Big mark for the oft-accused French.

  So far, our visit hasn’t gone well. We successfully got a room at the Hotel Voltaire (this must be at least my fifth visit—I was here four times in the thirties that I can definitely remember—with Heinz, Johnny Andrews, Ian Scott-Kilvert, and Wystan, on his way to the Spanish war) but it seems horribly noisy and no longer so glamorous. Then it has rained, on and off, since our arrival. And Don is disappointed because Audrey Hepburn obviously doesn’t want to see us, and because he could only ascend to the second platform of the Eiffel Tower. And I’m depressed because two lousy notices of Diane have just arrived from Variety and The Hollywood Reporter, both blaming the script—calling it wordy and slow.

  Well, shit. All this isn’t very important and indeed mostly subjective—and anyhow one nice thing has happened: we met John Gielgud yesterday on the street quite by accident, and we’re seeing him tomorrow.

  Also, I must say that Paris—even in the rain—appears wonderfully lively, bright and interesting at every turn. This afternoon we walked along the Boulevard Raspail as far as the Balzac statue, had a coffee in the Dôme and returned through the streets alongside the Luxembourg Gardens.

  [1956]

  January 5. Second day of black depression, assisted by a thin sad fog that hangs over the city and makes the morning delay its start until around 10:00. The truth is, I dread going to England. I dread seeing M. and Richard and reopening the whole dismal tragedy. And even the lesser effort of brightly smiling every time I’m asked how I like living in the States—well, I have to go and that’s that.

  Actually, we’ve had some quite amusing times while here in Paris. With John Gielgud and his friend Paul Anstee, mostly. I think I really like John—at any rate, I find his weaknesses extremely sympathetic. He is terribly superstitious. At the little restaurant in the market, there were gypsies, and one of them took him aside and asked him in a threatening tone: “Do you want to be happy?” and he was so scared he gave her 5,000 francs.

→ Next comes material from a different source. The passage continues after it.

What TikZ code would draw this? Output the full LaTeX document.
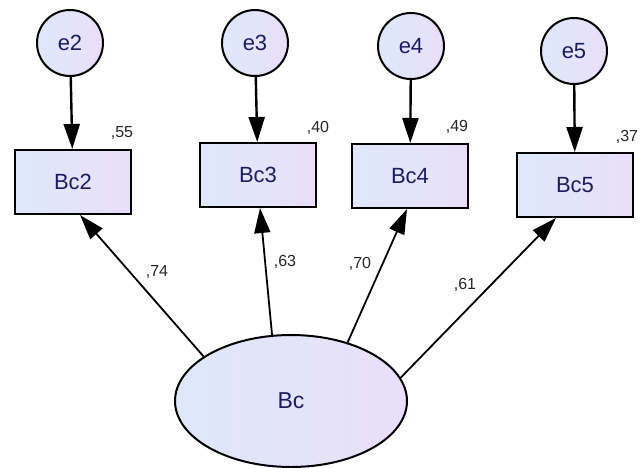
\documentclass[tikz,border=0pt]{standalone}
\usepackage{fontspec}
\setmainfont{Liberation Sans}
\usetikzlibrary{shapes.geometric, arrows.meta, positioning}
\definecolor{fillL}{RGB}{222,232,250}
\definecolor{fillR}{RGB}{233,223,250}
\definecolor{navy}{RGB}{28,28,96}

\begin{document}
\begin{tikzpicture}[
    x=1pt, y=-1pt,
    err/.style={circle, draw, line width=2pt, left color=fillL, right color=fillR, minimum size=66pt, inner sep=0pt, text=navy, font=\fontsize{22}{26}\selectfont},
    obs/.style={rectangle, draw, line width=2pt, left color=fillL, right color=fillR, minimum width=116pt, minimum height=64pt, text=navy, font=\fontsize{22}{26}\selectfont},
    lat/.style={ellipse, draw, line width=2pt, left color=fillL, right color=fillR, minimum width=232pt, minimum height=132pt, text=navy, font=\fontsize{23}{27}\selectfont},
    wt/.style={font=\fontsize{16}{19}\selectfont, text=black!85, inner sep=0pt},
    load/.style={draw, line width=1.8pt, -{Triangle[length=25pt,width=16pt]}},
    errpath/.style={load, line width=2.4pt}
]
\useasboundingbox (0,0) rectangle (641,467);

% Erreurs
\node[err] (e2) at (70,43) {e2};
\node[err] (e3) at (255,43) {e3};
\node[err] (e4) at (411,46) {e4};
\node[err] (e5) at (574,51) {e5};

% Indicateurs
\node[obs] (Bc2) at (73,182) {Bc2};
\node[obs] (Bc3) at (258,175) {Bc3};
\node[obs] (Bc4) at (410,176) {Bc4};
\node[obs] (Bc5) at (575,185) {Bc5};

% Variable latente
\node[lat] (Bc) at (291,401) {Bc};

% R2
\node[wt] (r2) at (122,133) {,55};
\node[wt] (r3) at (318,128) {,40};
\node[wt] (r4) at (457,127) {,49};
\node[wt] (r5) at (627,137) {,37};

% Erreurs -> indicateurs
\path[errpath] (e2) -- (Bc2);
\path[errpath] (e3) -- (Bc3);
\path[errpath] (e4) -- (Bc4);
\path[errpath] (e5) -- (Bc5);

% Charges factorielles
\path[load] (Bc.153) -- ([xshift=7pt]Bc2.south);
\path[load] (Bc.106) -- ([xshift=2pt]Bc3.south);
\path[load] (Bc.46) -- ([xshift=-3pt]Bc4.south);
\path[load] (Bc.12) -- ([xshift=-19pt]Bc5.south);

\node[wt] (l2) at (157,272) {,74};
\node[wt] (l3) at (285,262) {,63};
\node[wt] (l4) at (360,264) {,70};
\node[wt] (l5) at (465,285) {,61};

\end{tikzpicture}
\end{document}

Meanwhile, a strange little American named Gladys Solomon made us draw horses on the backs of the menus. She uses them for character analysis, and, as a matter of fact, she’s very good at it. Nearly all her subjects draw their horses facing left—unless, of course, they’re left-handed. I drew only a head, and was told that I concentrate on essential details. Don drew a careful neat little horse, and was told that he’s a perfectionist.